The quoted comment from the paper is parenthetical and follows an assumption about integer polynomial $P(x)$ being a product of factors "irreducible over $\mathbb{Q}$":
$P(x) = h_1(x) \cdot \ldots \cdot h_\nu(x)$
The paper's authors then note their assumption that the GCD of coefficients is 1, which defines that polynomial $P(x)$ is primitive.
The presence of a nonunit common divisor of coefficients would make the product as irreducibles over $\mathbb{Q}$ "non-unique". Before describing that implication, note the authors own remark, still within the parenthetical comment, that "this has no bearing on the paper, since for our results $P$ may be replaced by" $P$ divided by the GCD of its coefficients, which would then be an equivalent (for the sake of finding roots) primitive polynomial.

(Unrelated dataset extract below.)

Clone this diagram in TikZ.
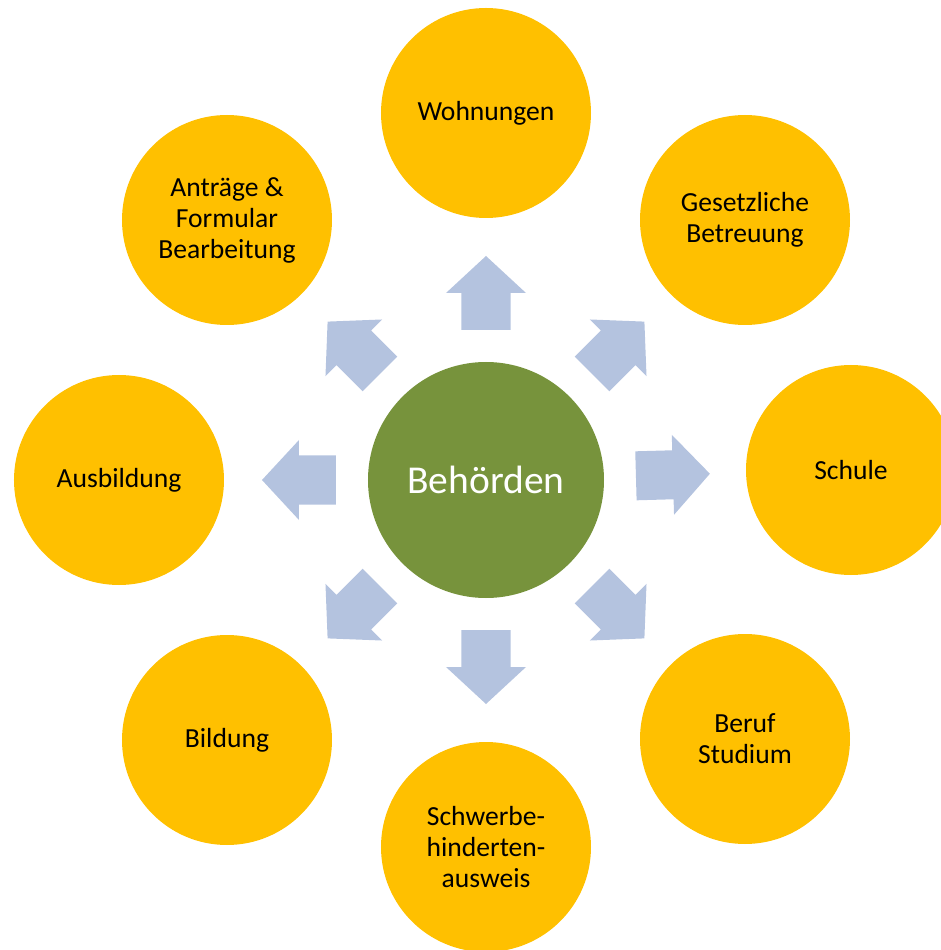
\documentclass[tikz,border=0pt]{standalone}
\usepackage{fontspec}
\setmainfont{Carlito}
\definecolor{orng}{HTML}{FFC000}
\definecolor{olivegreen}{HTML}{77933C}
\definecolor{arrowblue}{HTML}{B4C3DF}
\begin{document}
\begin{tikzpicture}[x=1pt,y=1pt,
  outer/.style={circle, fill=orng, minimum size=210pt, inner sep=0pt, align=center,
    font=\fontsize{27.6}{31}\selectfont, text=black},
  hub/.style={circle, fill=olivegreen, minimum size=236pt, inner sep=0pt,
    font=\fontsize{39.5}{46}\selectfont, text=white},
  blockarrow/.style={fill=arrowblue}]
\clip (-486,-470) rectangle (455,480);
\node[hub] (c) at (0,0) {Behörden};
\node[outer] (wohn) at (0,367) {Wohnungen};
\node[outer] (gesetz) at (259,260) {Gesetzliche\\Betreuung};
\node[outer] (schule) at (365,10) {Schule};
\node[outer] (beruf) at (259,-259) {Beruf\\Studium};
\node[outer] (schwer) at (0,-367) {Schwerbe-\\hinderten-\\ausweis};
\node[outer] (bildung) at (-259,-260) {Bildung};
\node[outer] (ausb) at (-367,0) {Ausbildung};
\node[outer] (antrag) at (-259,260) {Anträge \&\\Formular\\Bearbeitung};
\foreach \a in {90,45,1.6,-45,-90,-135,180,135}
  \fill[blockarrow, shift={(c.center)}, rotate=\a]
    (150,24.5) -- (187,24.5) -- (187,40) -- (224,0) -- (187,-40) -- (187,-24.5) -- (150,-24.5) -- cycle;
\end{tikzpicture}
\end{document}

Uniqueness of a factorization always has two conventional caveats: order of factors is not important (when multiplication is commutative) and the factors themselves are only unique up to multiplication by a unit (associates). Therefore moving a nonunit constant divisor from one factor to another creates a different factorization. It also is not allowed to treat the nonunit constant divisor as one of those factors "irreducible over $\mathbb{Q}$", because the constant divisor becomes a unit as a rational number.
It might have been clearer if the authors had stated that primitivity of $P(x)$ could be assumed without loss of generality (by dividing out any nonunit constant divisor), and not raising unnecessarily an issue of non-unique factorizations.